There are a few different jack sockets on the market that all do similar things, but slightly different ways. We’ll start by looking at the two main categories; mono and stereo.
Mono Jack Socket
A mono jack is what you will find in the vast majority of guitars. They have two connective parts. The tip connects to the very end of an input plug and connects all of your instrument’s positive, or ‘hot’ output to your amp. The other part of the jack is the ground. This is a small metal tube that the input lead sides through. When the lead is firmly connected to the jack, the outer part of the plug’s connector is touching this tube. This is the point where all your grounding a shielding connect out of your instrument.
Stereo Jack Socket
The other type of jack socket is a Stereo jack. This works in exactly the same way but with the addition of another metal ring. The ring is generally used as a switch to complete the ground side of an active circuit. The negative side of a 9V battery is usually connected to the ring. This circuit is only activated when the input lead is inserted.
Each part of the jack is isolated from the other, so there is only a electrical connection made when the input lead is inserted.
Apart from the securing nut coming loose, the most usual problem that happens with a jack is that the hot tip is not making a good connection to the lead. When playing the guitar, you can sometimes move the lead and totally kill the signal from your guitar. This could be where the hot tip looses connection with the end of the lead.
The hot tip is a piece of spring steel, so you can easily bend it over slightly to make a stronger connection with the end of the lead. This is by no means a complete fix for the problem, but you will get a bit more life out of the jack if needed. You may also find that the contact point of the tip is a place where corrosion will build up. A thin file or some 600grit abrasive paper will clean that up very quickly.
The next type of socket is the barrel jack. These are very common on guitars like the Ibanez RG and JEM. The barrel jack comes in both mono and stereo, although a lot of the time the stereo version is fitted.
The distinguishing factor is the solder lugs on the end of the jack. The stereo jack has three lugs while the mono only has two.
The long threaded shaft of the barrel jack also helps with eliminating hum. Inside the barrel is a set of copper alloy springs that apply even pressure to the ground side of the jack plug when inserted. This gives a much better ground connection that the metal ring of the open jacks described above.
Other Jack Variations
If you work on acoustic preamps and pickups, chases are that you will come across and Endpin Jack. This jack is the same design as the barrel jack. The main difference is with the way the jack is secured to the guitar. With the Endpin jack, the nut fits to the outside of the guitar and is covered by a second nut that doubles as a strap button.
9 Pin Jacks
The 9-pin jack has two isolated sides to it, allowing for stereo output, plus battery switching, for when you would like to combine electric and acoustic guitar pickups. If you wanted to use Fishman’s Powerchip for example, you can use the 9 pin jack to add a passive Powerbridge to a guitar with active magnetic pickups.

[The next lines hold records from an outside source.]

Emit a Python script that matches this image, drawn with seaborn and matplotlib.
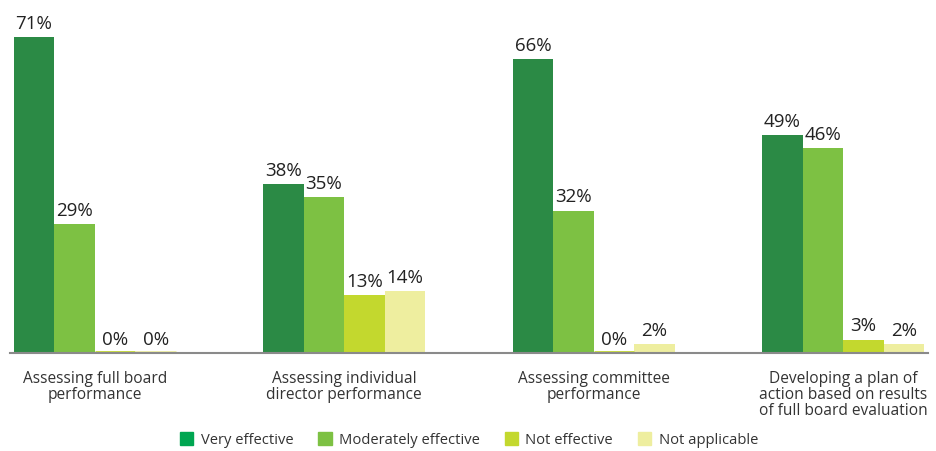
import matplotlib
matplotlib.use("Agg")
import matplotlib.pyplot as plt
import seaborn as sns
import pandas as pd
from matplotlib.patches import Patch

categories = [
    "Assessing full board\nperformance",
    "Assessing individual\ndirector performance",
    "Assessing committee\nperformance",
    "Developing a plan of\naction based on results\nof full board evaluation",
]
series = ["Very effective", "Moderately effective", "Not effective", "Not applicable"]
very_effective = [71, 38, 66, 49]
moderately_effective = [29, 35, 32, 46]
not_effective = [0, 13, 0, 3]
not_applicable = [0, 14, 2, 2]

bar_colors = ["#2b8a45", "#7dc143", "#c3d82e", "#eeee9f"]
legend_colors = ["#00a651", "#7dc143", "#c3d82e", "#eeee9f"]

rows = []
for s, vals in zip(series, [very_effective, moderately_effective, not_effective, not_applicable]):
    for c, v in zip(categories, vals):
        rows.append({"category": c, "series": s, "value": v})
df = pd.DataFrame(rows)

sns.set_theme(style="white")
plt.rcParams["font.family"] = ["Open Sans", "DejaVu Sans"]

fig = plt.figure(figsize=(9.36, 4.51), dpi=100)
ax = fig.add_axes([10 / 936, (451 - 353) / 451, 918 / 936, 353 / 451])

sns.barplot(data=df, x="category", y="value", hue="series", order=categories,
            hue_order=series, palette=bar_colors, width=0.65, dodge=True,
            errorbar=None, ax=ax, legend=False, saturation=1)

for container, col in zip(ax.containers, bar_colors):
    for patch in container:
        patch.set_edgecolor("none")
        if patch.get_height() == 0:
            x0 = patch.get_x()
            ax.plot([x0, x0 + patch.get_width()], [0.25, 0.25], color=col,
                    linewidth=2, solid_capstyle="butt", zorder=3)
    ax.bar_label(container, labels=[f"{int(v.get_height())}%" for v in container],
                 padding=3, fontsize=13.5, color="#222222")

ax.set_xlim(-0.34, 3.34)
ax.set_ylim(0, 79.3)
ax.set_xlabel("")
ax.set_ylabel("")
ax.set_yticks([])
ax.tick_params(axis="x", length=0, pad=13, labelsize=11.2, labelcolor="#333333")
ax.set_xticks(range(len(categories)))
ax.set_xticklabels(categories, linespacing=1.0)
for sp in ["top", "right", "left"]:
    ax.spines[sp].set_visible(False)
ax.spines["bottom"].set_color("#8a8a8a")
ax.spines["bottom"].set_linewidth(1.5)
ax.spines["bottom"].set_zorder(4)

handles = [Patch(facecolor=c, edgecolor=c, label=s) for c, s in zip(legend_colors, series)]
fig.legend(handles=handles, loc="center", bbox_to_anchor=(469 / 936, 1 - 440 / 451),
           ncol=4, frameon=False, fontsize=10.6, handlelength=0.9, handleheight=0.9,
           handletextpad=0.5, columnspacing=1.7, labelcolor="#333333")

fig.savefig("out.png", dpi=100)
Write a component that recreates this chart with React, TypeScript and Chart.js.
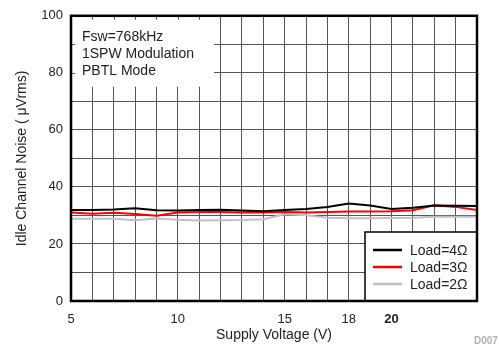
import React, { useEffect, useRef } from "react";
import { Chart, registerables } from "chart.js";

Chart.register(...registerables);

const voltages = [5, 6, 7, 8, 9, 10, 11, 12, 13, 14, 15, 16, 17, 18, 19, 20, 21, 22, 23, 24];
const load4 = [31.9, 31.9, 32.1, 32.5, 31.8, 31.7, 31.9, 32.0, 31.7, 31.5, 31.9, 32.3, 33.0, 34.2, 33.5, 32.3, 32.7, 33.5, 33.4, 33.3];
const load3 = [31.0, 30.6, 30.9, 30.5, 29.9, 31.0, 31.2, 31.2, 31.0, 31.0, 31.2, 31.0, 31.2, 31.4, 31.4, 31.5, 31.8, 33.6, 33.0, 31.9];
const load2 = [28.8, 28.8, 28.8, 28.3, 28.9, 28.5, 28.2, 28.3, 28.4, 28.7, 30.4, 30.1, 29.2, 29.0, 29.0, 29.1, 29.2, 29.5, 29.5, 29.5];
const seriesLabels = ["Load=4Ω", "Load=3Ω", "Load=2Ω"];
const seriesColors = ["#000000", "#ff0000", "#c0c0c0"];
const xTickLabels = [5, 10, 15, 18, 20];
const yTickLabels = [0, 20, 40, 60, 80, 100];
const noteLines = ["Fsw=768kHz", "1SPW Modulation", "PBTL Mode"];

const FONT = "'Liberation Sans', Arial, Helvetica, sans-serif";

const overlayPlugin = {
  id: "overlay",
  beforeDatasetsDraw(chart: any) {
    const { ctx, chartArea } = chart;
    const { left, top } = chartArea;
    ctx.save();
    ctx.fillStyle = "#fff";
    ctx.fillRect(left + 1, top + 1, 142, 70);
    ctx.strokeStyle = "#555";
    ctx.lineWidth = 1;
    const xs = chart.scales.x;
    const ys = chart.scales.y;
    for (let v = 6; v <= 11; v++) {
      const px = Math.round(xs.getPixelForValue(v)) + 0.5;
      ctx.beginPath();
      ctx.moveTo(px, top);
      ctx.lineTo(px, top + 4);
      ctx.stroke();
    }
    for (const v of [80, 90]) {
      const py = Math.round(ys.getPixelForValue(v)) + 0.5;
      ctx.beginPath();
      ctx.moveTo(left, py);
      ctx.lineTo(left + 4, py);
      ctx.stroke();
    }
    ctx.fillStyle = "#222";
    ctx.font = `14px ${FONT}`;
    ctx.textBaseline = "middle";
    ctx.textAlign = "left";
    noteLines.forEach((t, i) => ctx.fillText(t, left + 11, top + 21 + i * 17));
    ctx.restore();
  },
  afterDatasetsDraw(chart: any) {
    const { ctx, chartArea } = chart;
    const { left, top, right, bottom } = chartArea;
    ctx.save();
    const lx = right - 112;
    const ly = bottom - 69;
    ctx.fillStyle = "#fff";
    ctx.fillRect(lx, ly, 112, 69);
    ctx.strokeStyle = "#000";
    ctx.lineWidth = 1.5;
    ctx.strokeRect(lx, ly, 112, 69);
    ctx.font = `14px ${FONT}`;
    ctx.textBaseline = "middle";
    ctx.textAlign = "left";
    chart.data.datasets.forEach((ds: any, i: number) => {
      const cy = ly + 18 + i * 17;
      ctx.strokeStyle = ds.borderColor;
      ctx.lineWidth = 2.5;
      ctx.beginPath();
      ctx.moveTo(lx + 8, cy);
      ctx.lineTo(lx + 37, cy);
      ctx.stroke();
      ctx.fillStyle = "#222";
      ctx.fillText(ds.label, lx + 45, cy + 1);
    });
    ctx.strokeStyle = "#000";
    ctx.lineWidth = 2.5;
    ctx.strokeRect(left, top, right - left, bottom - top);
    ctx.restore();
  },
  afterDraw(chart: any) {
    const { ctx } = chart;
    ctx.save();
    ctx.fillStyle = "#b0b0b0";
    ctx.font = `bold 10px ${FONT}`;
    ctx.textBaseline = "middle";
    ctx.textAlign = "left";
    ctx.fillText("D007", 474, 341);
    ctx.restore();
  },
};

export default function App() {
  const ref = useRef<HTMLCanvasElement | null>(null);
  useEffect(() => {
    if (!ref.current) return;
    const mk = (vals: number[]) => voltages.map((x, i) => ({ x, y: vals[i] }));
    const chart = new Chart(ref.current, {
      type: "line",
      data: {
        datasets: [load4, load3, load2].map((vals, i) => ({
          label: seriesLabels[i],
          data: mk(vals),
          borderColor: seriesColors[i],
          backgroundColor: seriesColors[i],
          borderWidth: 2,
          pointRadius: 0,
          tension: 0,
        })),
      },
      options: {
        responsive: false,
        animation: false,
        devicePixelRatio: 1,
        layout: { padding: { top: 13, right: 22, left: 0, bottom: 0 } },
        plugins: { legend: { display: false }, tooltip: { enabled: false } },
        scales: {
          x: {
            type: "linear",
            min: 5,
            max: 24,
            afterFit(scale: any) {
              scale.height = 49;
            },
            ticks: {
              stepSize: 1,
              autoSkip: false,
              maxRotation: 0,
              padding: 11,
              color: "#222",
              font: (c: any) => ({
                family: FONT,
                size: 13,
                weight: c.tick && c.tick.value === 20 ? "bold" : "normal",
              }),
              callback: (v: any) => (xTickLabels.includes(Number(v)) ? String(v) : ""),
            },
            grid: { color: "#555", lineWidth: 1, drawTicks: false },
            border: { display: false },
            title: {
              display: true,
              text: "Supply Voltage (V)",
              color: "#222",
              font: { family: FONT, size: 14 },
              padding: { top: 0, bottom: 6 },
            },
          },
          y: {
            min: 0,
            max: 100,
            afterFit(scale: any) {
              scale.width = 71;
            },
            ticks: {
              stepSize: 10,
              autoSkip: false,
              padding: 8,
              color: "#222",
              font: { family: FONT, size: 13 },
              callback: (v: any) => (yTickLabels.includes(Number(v)) ? String(v) : ""),
            },
            grid: { color: "#555", lineWidth: 1, drawTicks: false },
            border: { display: false },
            title: {
              display: true,
              text: "Idle Channel Noise ( μVrms)",
              color: "#222",
              font: { family: FONT, size: 14 },
              padding: { top: 14, bottom: 0 },
            },
          },
        },
      },
      plugins: [overlayPlugin],
    });
    return () => chart.destroy();
  }, []);
  return (
    <div style={{ position: "absolute", left: 0, top: 0, width: 499, height: 350, background: "#fff" }}>
      <canvas ref={ref} width={499} height={350} style={{ width: 499, height: 350 }} />
    </div>
  );
}
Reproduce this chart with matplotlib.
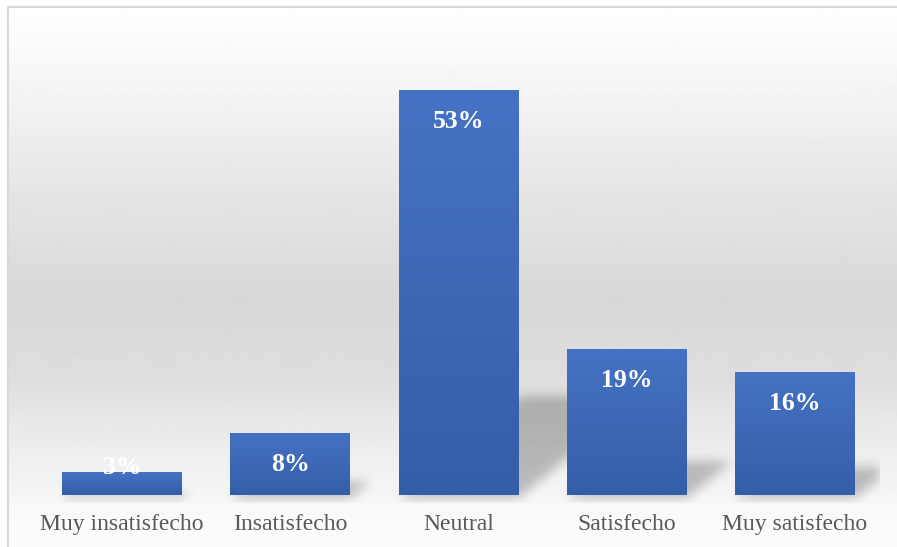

Switched (or Shorting) Jacks
Same as open jacks, just with a switch added between the hot tip and ground terminals. Then the jack plug is removed, the pressure on the hot tip is released and the tip moves back to its resting position. When it does this it makes connect with the other half of the switch. This shorts the connection and massively reduces hum. Imagine the noises you get when you connect a jack from your amplifier into your guitar. those crackling noises are almost eliminated.
Switched or Shorting jack are normally found in amps rather than guitars as a safety feature. When not in use, the allow any live signal, which could potentially be many hundreds of volts, to be sent straight to ground. Protecting both you as the player and your amplifier from damage.